1 Suspect everyone and follow the money might be a good rule of thumb.

11 thoughts on “The textbook as unreliable narrator

  1. To paraphrase Pat Boone “never trust anyone over 30”, and that includes corporations.

    I always told my students not to simply accept what was handed them, make sure they understand why the “truth” is the truth.

    1. A certain kind of trust needs to occur between teachers, students, and content but I am left unsure how much. I think lots of people say don’t trust stuff but the whole structure of school is based around compliance and trust- explicitly and implicitly.

      Once upon a time when I taught students, I would intentionally throw falsehoods of varying degrees into conversations to provoke reaction and in an attempt to prohibit blind acceptance of the things I said. Ironically, I think to do that right your students have to trust you at a very basic level. I certainly botched it quite a bit but felt it was worth the effort. I don’t know if that’s worth thinking about on a larger scale or not. I found it valuable.

      1. All things in moderation.

        A strong relationship would be key, followed by a clear understanding that you’re going to be feeding them misinformation perhaps before actually doing it on a regular basis. I oscillate on whether this would be a sound regular practice as I wouldn’t want to make my students to always be “on alert” for bogus content. Perhaps as a smaller exercise from time to time.

        1. I’ll play the devil here- ignoring that schools are constrained by centuries of blah blah blah etc. etc.

          Why would you not want your students continually on the alert for bad information? I know it might slow things down but it would also create a very different kind of listening and analysis. I don’t want my own children to shut off this kind of analysis ever. I think that’s part of the reason students don’t ask questions in school.

          My own children challenge me on things I say fairly regularly and while it can be annoying at times, I find the benefits far outweigh the hassle. Trust but verify. I’d like that concept integrated into school. I don’t know if you need to inject uncertainties into the conversation to do it but that would be the opposite of what we currently do.

          Maybe there’s an analysis about the source which leads to a lower level of defenses (something like a trusted site in a browser) but it’s based on a rigorous pre-analysis and a continuous low level challenge of subsequent information.

          What would happen if a teacher only argued against student answers to a series of particular questions regardless of the position of the student?
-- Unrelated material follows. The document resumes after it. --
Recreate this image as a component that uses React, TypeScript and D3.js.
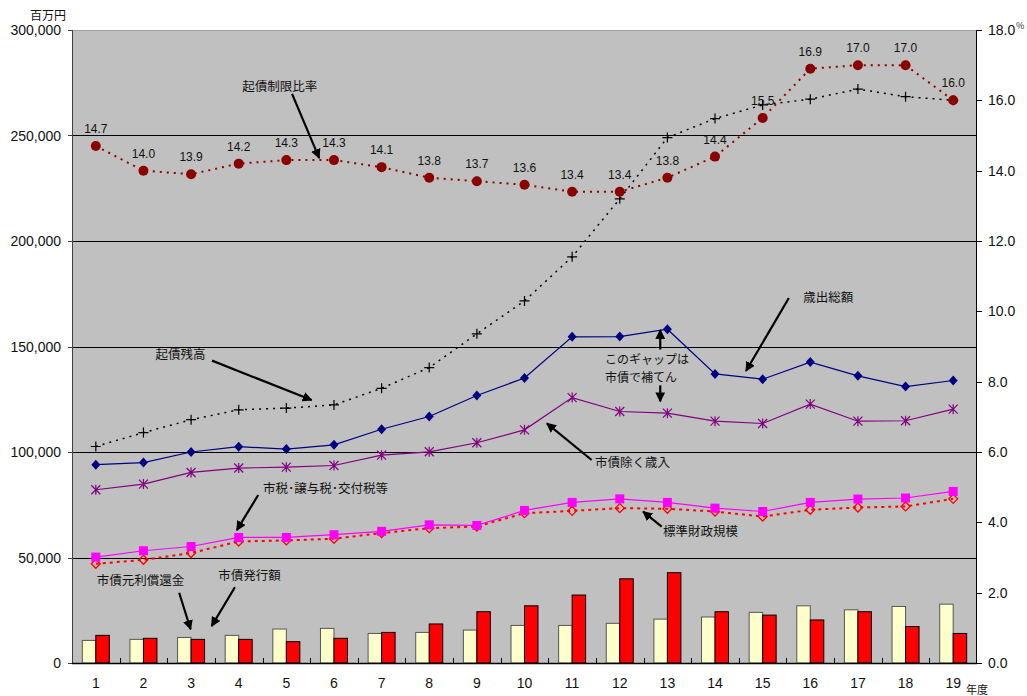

  2. Thanks for playing the devil, Tom, although I’m sure the actual guy doesn’t have horns that long 🙂

    When it comes down to it, I’m a middle of the road kind of guy. It doesn’t matter how far I push something, or how conservative I can be on certain issues, I seem to eventually gravitate towards the middle, seeking a balanced approach to just about everything (educational theory, life, the universe, and everything). That having been said, I’m perfectly willing to take just about any position to help students practice argument, dialogue, and measured skepticism.
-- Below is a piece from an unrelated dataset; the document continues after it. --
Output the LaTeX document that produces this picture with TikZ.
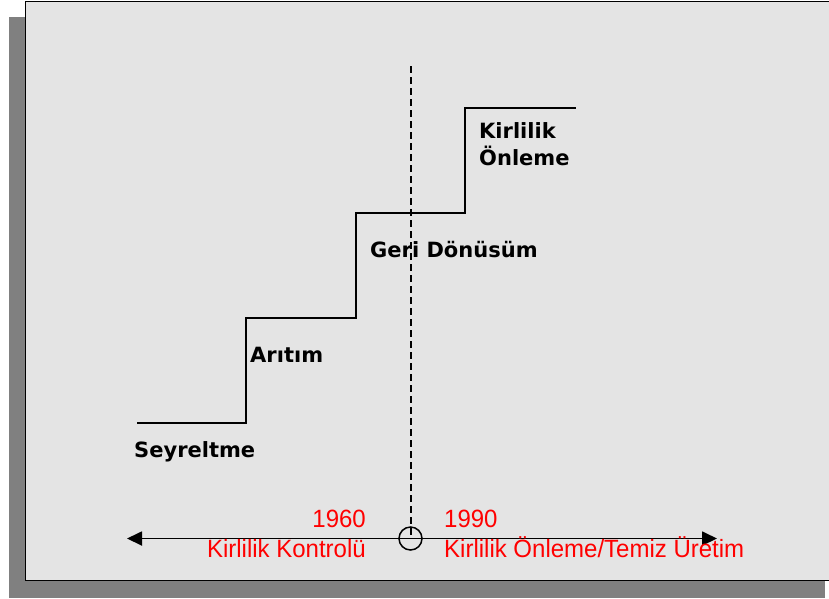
\documentclass[tikz,border=0pt]{standalone}
\usepackage{fontspec}
\setmainfont{DejaVu Sans}
\newfontfamily\redfont[FakeStretch=0.96]{Liberation Sans}
\usetikzlibrary{arrows.meta}
\definecolor{shadowgray}{HTML}{808080}
\definecolor{panelgray}{HTML}{E4E4E4}
\definecolor{redtext}{HTML}{FF0000}
\tikzset{
  stairlabel/.style={anchor=base west,inner sep=0pt,font=\fontsize{21}{27}\selectfont\bfseries},
  redlabel/.style={inner sep=0pt,text=redtext,font=\redfont\fontsize{25}{28}\selectfont},
  stair/.style={line width=1.8pt,line join=miter},
  timeline/.style={line width=1.8pt,{Triangle[length=15pt,width=14pt]}-{Triangle[length=15pt,width=14pt]}},
}
\begin{document}
\begin{tikzpicture}[x=1pt,y=-1pt]
\useasboundingbox (0,0) rectangle (829,598);
% shadow and panel
\fill[shadowgray] (9,17) rectangle (825,598);
\filldraw[fill=panelgray,draw=black,line width=1.5pt] (25.5,1.5) rectangle (835,580.5);
% staircase
\coordinate (s0) at (137,423);
\coordinate (s1) at (246,423);
\coordinate (s2) at (246,318);
\coordinate (s3) at (356,318);
\coordinate (s4) at (356,213);
\coordinate (s5) at (465,213);
\coordinate (s6) at (465,108);
\coordinate (s7) at (576,108);
\draw[stair] (s0) -- (s1) -- (s2) -- (s3) -- (s4) -- (s5) -- (s6) -- (s7);
% dashed divider and circle
\node[circle,draw=black,line width=1.5pt,minimum size=23pt,inner sep=0pt] (c) at (410.5,538.5) {};
\coordinate (dtop) at (410.5,66);
\draw[line width=2pt,dash pattern=on 7pt off 4pt] (dtop) -- (c.center);
% timeline
\coordinate (tl) at (127,538.5);
\coordinate (tr) at (717,538.5);
\draw[timeline] (tl) -- (tr);
% stair labels
\node[stairlabel] (l1) at (134,457) {Seyreltme};
\node[stairlabel] (l2) at (250,362) {Arıtım};
\node[stairlabel] (l3) at (370,257) {Geri Dönüsüm};
\node[stairlabel] (l4a) at (479,138) {Kirlilik};
\node[stairlabel] (l4b) at (479,165) {Önleme};
% red labels
\node[redlabel,anchor=base east] (y1) at (366,527) {1960};
\node[redlabel,anchor=base east] (k1) at (366,557) {Kirlilik Kontrolü};
\node[redlabel,anchor=base west] (y2) at (444,527) {1990};
\node[redlabel,anchor=base west] (k2) at (444,557) {Kirlilik Önleme/Temiz Üretim};
\end{tikzpicture}
\end{document}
    I wonder to what extent we’d have a more interesting and involved classroom if we introduced the idea of the textbook as an unreliable narrator.

    To answer your question about to what extent we’d have a more interesting classroom if we introduced the idea we’re discussing, I think no more or less interesting than spending time with any of the other growing needs in the classroom (digital literacy, storyteling skills, collaboration, introspection, deduction, etc.). Although I could see how this could easily to be tied to many of those skills.

    1. I see a key difference at least in terms of the examples you mention (realizing they’re probably fairly random). The examples are essentially skill pieces that don’t require a fundamental rethinking of any foundational elements inherent in the understanding of school.

      I see changing the belief that teachers and books are where you go to get a purified (virtually unimpeachable) truth to be a fundamental structural change in how people understand education and the teacher/student role. I’m not sure it’d result in more interest, as I indicated previously, but I think it’d be a much more dramatic and fundamental shift.

  3. That’s been my argument FOR using Wikipedia with teachers. More often than not, about 98% of the time I’m in a classroom, teachers tell kids not to use Wikipedia because it’s not reliable, and then send them off on the Internet like Little Red Riding Hood instead of warning students that everything they come across is an unreliable narrator. I like the term. Instead of teaching students how to question what they read, they just tell them to avoid a bogeyman. Drives me crazy. Especially since, most students go to Wikipedia with the understanding that it is an unreliable narrator.

  4. The best thing about using wikipedia is that it is fairly transparent — the history of revision and discussion page shows how the page came to be and why. Textbooks provide no such transparency. Teachers can and should: we should be able to explain to students how we come to claim expertise and be self-critical of our authoritative stance.

    And while you recommend that we ‘follow the money,’ I would add that cultural context always matters and needs to be examined.

    For the record, I haven’t used a textbook in years, in either English or social studies courses. There are enough primary sources readily available, and inconsistencies between sources makes for interesting questions of historiography.

    1. The feedback I get from teachers, is that if students aren’t reading a real textbook, then they aren’t being prepared for college which is all textbook driven. Sometimes, I feel like college is the biggest hurdle to good education in K – 12.

  5. Only at a high school level would I consider this concept and even then it would be difficult for me to teach my students a history book filled with uncertainty. I believe that students will speculate on their own but it our job to present information as fact first.

    1. I’m not sure if this is true. I guess that’s my point. I don’t know if a teacher’s job should be to present facts or to ask the right questions to get students to start process things to determine fact. It seems like the idea of “authenticated” knowledge which shouldn’t be judged is a bad idea to me. I see teachers say factually incorrect things and biased things frequently. They tend to be accepted blindly because we cultivate that kind of acceptance. I’m not sure how you move away from that but I think it needs to happen.